Memorial bike ride helps Concord
officers remember fallen comrades

By John Jackson on February 10, 2014

Unity Ride_for website

Five members of the  Concord PD will join 1,500 other officers from around the country in a 300-mile ride to remember and honor fellow officers who have died in the line of duty. The ride raises funds to support the National Law Enforcement Memorial in Washington, DC.  From left, Ollie Sansen, Adam Hart, Krista Sansen, Kenny Trimble and Amy Hendricks. (Photo by Rochellezphotography.com)

This spring, six officers from the Concord Police Department will embark on more than an ordinary bike trek; they’ll participate in an annual ritual to show respect to more than 19,000 of their fellow officers nationwide who have fallen in the line of duty.

“I couldn’t imagine what it would be like [to lose a partner],” says Officer Ollie Sansen. “This helps people to move on to the next chapter.”

On May 10, he along with Officers Kenny Trimble, Adam Hart, Krista Sansen, Mike Roberts and Amy Hendriks will join nearly 1,500 law enforcement officers from around the country in the 18th annual Police Unity Tour, an extensive bicycle ride totaling 300 miles and four days. The riders will begin in New Jersey and travel through Philadelphia and Baltimore, before finishing in an emotional ceremony at the National Law Enforcement Memorial in Washington, D.C.

“People are able to lean on each other for support,” Sansen says. “I’ve seen the healing process take place [during the ride].”

He says he and his fellow officers are doing the trek to raise awareness for fallen officers and to help raise money for the Memorial, a monument dedicated to police officers killed in the line of duty, says Sansen.

Moving ceremony at Memorial

Two curved marble walls are at the centerpiece of the Memorial, 304-feet long and hold the name inscriptions of the thousands of men and women who have died in the line of duty. The walls are continuously changing, as names are added each year.

The tour ends at a moving candlelight ceremony at the Memorial, when the names of each officer who died in 2013 will be read aloud and their name will be added to the Memorial in front of 50,000 onlookers.

Just a few years ago, the $1.5 million proceeds from the Police Unity Tour went directly to restoring the walls of the monument and refinishing the names to “a beautiful state,” Sansen says.

Although the Unity Tour began with a group of four guys in New Jersey, it has become a national and international draw for a large number of police officers, many of them on the West Coast. Officer Hart first got involved in the ride five years ago and brought in Sansen a year later, seeing it as a way to personally honor those they have lost in their profession.

“This is a way for me to show gratitude to the officers who have gone ahead of me and given their lives in the line of duty,” says Hart. “It helps me to know that I’m honoring them and the sacrifice that they and their families have made. It’s not just about them, it’s also about their families and their loss.

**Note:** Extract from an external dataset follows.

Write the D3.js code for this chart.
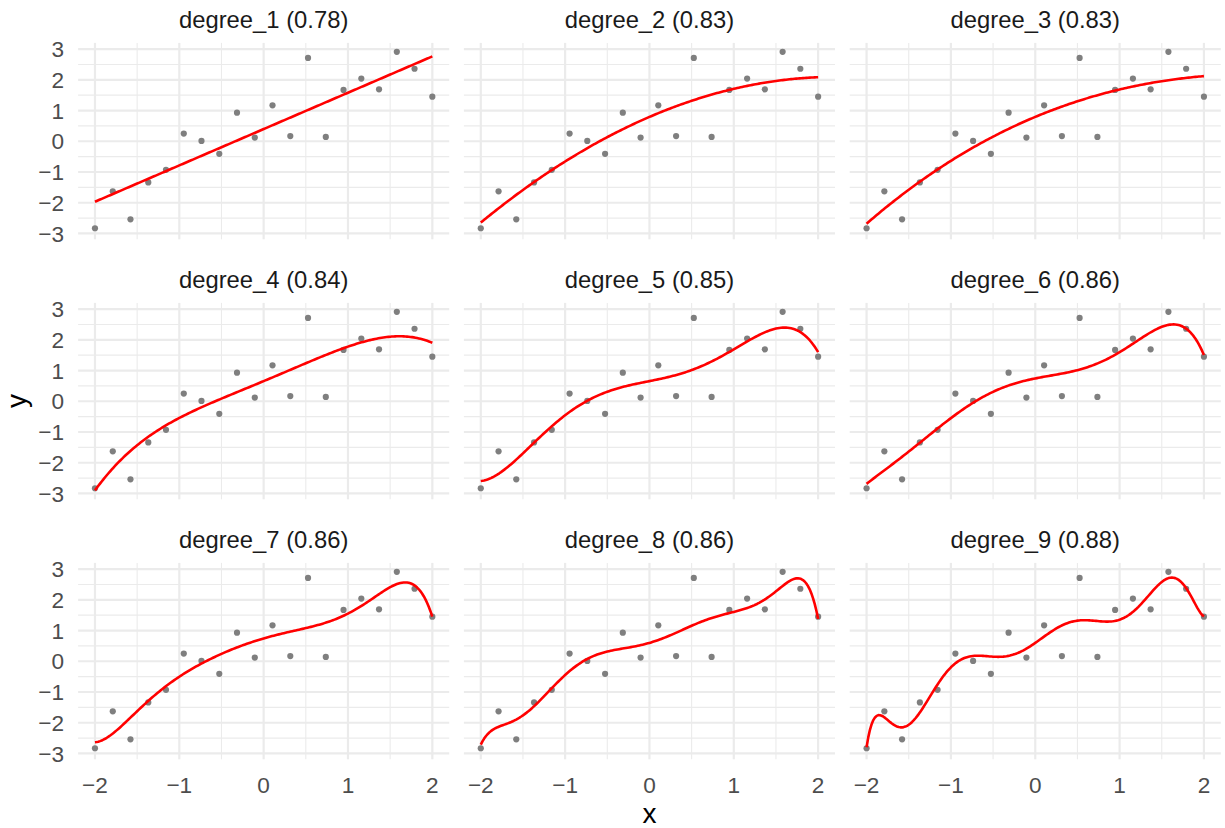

“It really helps me to feel better about my profession and know that I’m doing something to honor those people who have made such a great sacrifice,” Hart says.

Tough training

To prepare for the tough 300-mile ride, each of the officers begins some type of training months in advance to make sure they are ready for four long days on the bike.

“On an average day when we ride out there, we’ll be in the seat upwards of 8-10 hours,” says Krista Sansen. “And if you’re smart you’ll start training six months ahead of time.”

Several of the officers use their training time biking Mount Diablo together. They also vary between what Sansen called “long and flat” and “short and steep.” The focus is being prepared for the cardio demand and being in the seat for a long period of time, she says. Additionally, each rider is required to complete a 50-mile training ride before the tour.

But the work is worth it, the officers who’ve made the trek say. The riders typically receive a “hero’s welcome” in several of the communities they ride through on the tour.

“There’s one guy in particular, when we’re riding through Jersey, who comes out with his bagpipes and he’ll serenade us as we’re riding by,” says Krista Sansen. “Those kinds of things make it really incredible.”

Hart says that in some of the communities they ride through, some of the schools will actually let their students out and come out to the street to cheer the riders on and hold up signs. “We’ll get the occasional fly-by from a police helicopter, which is always inspirational when you’re grueling out a hundred mile day,” he says.

Although the ride raises funds for the Memorial, each officer is driven by a deep appreciation for their comrades and a passion for honoring them, they say.

“It’s kind of a calling,” says Krista Sansen. “Once you do it, it’s hard to not do it again. Just realizing that it could be any one of us at anytime, it’s good to get out there and remember.”